Whatever the processes in humans is that allows such things to happen, it seems very common across most domains, even in fields where one would believe that everyone is logical and applies scientific principles, only to find out that no, if emotions clash with scientific logic, then clearly the scientific logic must be bent and manipulated to meet the emotion.
Another way of looking at UBI is simply as an adjustment to the tax system that shifts the baseline of the tax curve to that people with less than a certain income receive money instead of paying it. This probably works better in countries hat have a more nearly smoothly varying progressive tax rate than those like the UK which have just a few widely spaced thresholds.
Then it is simply a case of adjusting the parameters of a fairly simple formula so that the total tax revenue is as it was before and that the minimum after tax income is something one can live on.

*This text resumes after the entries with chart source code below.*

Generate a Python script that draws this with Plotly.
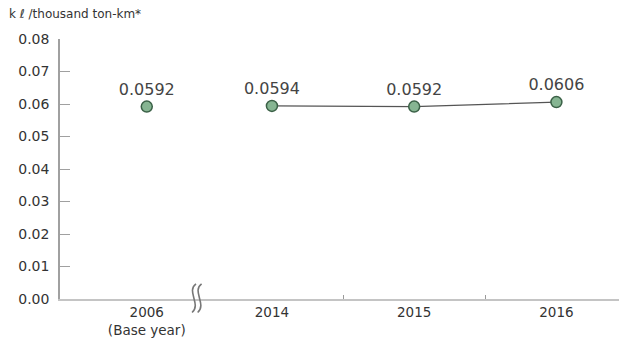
import plotly.graph_objects as go

# Data
years = ["2006<br>(Base year)", "2014", "2015", "2016"]
values = [0.0592, 0.0594, 0.0592, 0.0606]
value_labels = ["0.0592", "0.0594", "0.0592", "0.0606"]
y_ticks = [0.00, 0.01, 0.02, 0.03, 0.04, 0.05, 0.06, 0.07, 0.08]

# Horizontal placement of each year on the axis (2006 sits before the break)
x_pos = [0.12, 1, 2, 3]
break_x = 0.47

marker_style = dict(size=11, color="#86b592", line=dict(color="#3b6147", width=1.5))
text_font = dict(family="DejaVu Sans", size=16, color="#444444")

fig = go.Figure()

# Base year, shown on its own
fig.add_trace(go.Scatter(
    x=x_pos[:1], y=values[:1], mode="markers+text",
    text=value_labels[:1], textposition="top center", textfont=text_font,
    marker=marker_style, cliponaxis=False, showlegend=False,
))

# Recent years, connected
fig.add_trace(go.Scatter(
    x=x_pos[1:], y=values[1:], mode="lines+markers+text",
    text=value_labels[1:], textposition="top center", textfont=text_font,
    line=dict(color="#555555", width=1.3),
    marker=marker_style, cliponaxis=False, showlegend=False,
))

x_min, x_max = -0.49, 3.44

def dom(x):
    return (x - x_min) / (x_max - x_min)

# Axis break mark: two wavy strokes across the baseline
for dx in (-0.02, 0.02):
    cx = dom(break_x) + dx * 0.25
    fig.add_shape(
        type="path", xref="x domain", yref="y domain",
        path=(f"M {cx + 0.004} 0.058 "
              f"C {cx - 0.014} 0.03, {cx + 0.014} -0.02, {cx - 0.003} -0.052"),
        line=dict(color="#777777", width=1.6),
    )

fig.update_layout(
    width=619, height=340,
    margin=dict(l=60, r=0, t=39, b=41),
    paper_bgcolor="white", plot_bgcolor="white",
    font=dict(family="DejaVu Sans", color="#333333"),
    xaxis=dict(
        range=[x_min, x_max], tickmode="array",
        tickvals=x_pos, ticktext=years,
        ticks="", showgrid=False, zeroline=False,
        showline=True, linecolor="#c4c4c4", linewidth=2,
        tickfont=dict(size=13.5, color="#333333"),
        minor=dict(tickmode="array", tickvals=[1.5, 2.5], ticks="inside",
                   ticklen=4, tickcolor="#9a9a9a", tickwidth=1, showgrid=False),
    ),
    yaxis=dict(
        range=[0, 0.08], tickmode="array", tickvals=y_ticks,
        ticktext=[f"{v:.2f}" for v in y_ticks],
        ticks="inside", ticklen=10, tickcolor="#a0a0a0", tickwidth=1,
        showgrid=False, zeroline=False,
        showline=True, linecolor="#a0a0a0", linewidth=1.5,
        tickfont=dict(size=14, color="#333333"),
        ticklabelstandoff=6,
    ),
    annotations=[dict(
        text="k \u2113 /thousand ton-km*", xref="paper", yref="paper",
        x=-0.095, y=1.0, yshift=16, xanchor="left", yanchor="bottom",
        showarrow=False, font=dict(family="DejaVu Sans", size=12, color="#333333"),
    )],
)

fig.write_html("out.html")
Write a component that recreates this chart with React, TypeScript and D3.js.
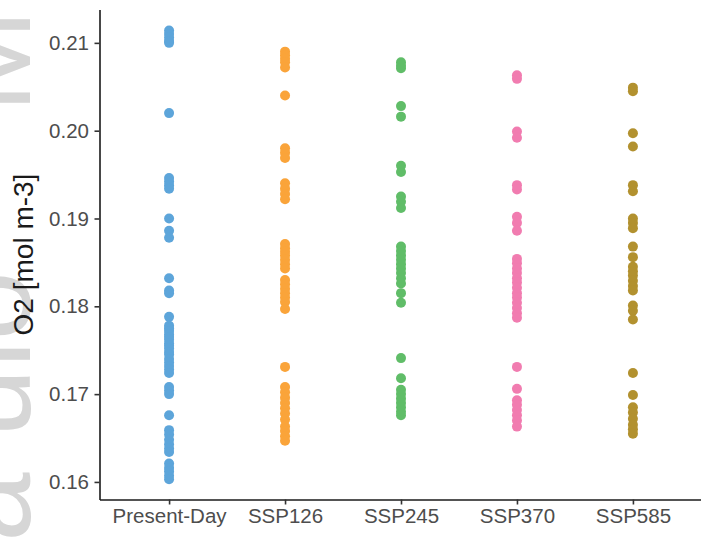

The general idea is that in civilized countries you are paying out the money anyway, just less efficiently.
Government expenditures are ~30% of GDP in US. Theoretically you could just distribute ~30% of the gdp/capita (about $28,000) to every person in the USA, make them buy all government services on the private market (government now gone except to collect and distribute the single UBI), and you'd not have much tax effect on productive enterprise (or alternatively, distribute ~20% or almost $20,000 and return to pre-1913 non-wartime government services).
> make them buy all government services on the private market
The market won't magically provide all the services that people need. The government would have to have some mechanism that made sure that all the necessary services were available to everyone.
The national drinking age? Really that's just an outgrowth of how dysfunctional the US is, especially along the Federal split. Not really an issue in Ireland or the UK, neither of which is federated.
Don’t forget about giving the government almost all of your bio data, such as your fingerprints and eye-scans. All in the name of “keeping the system fair / keeping the s scammers away” or some other similar bs.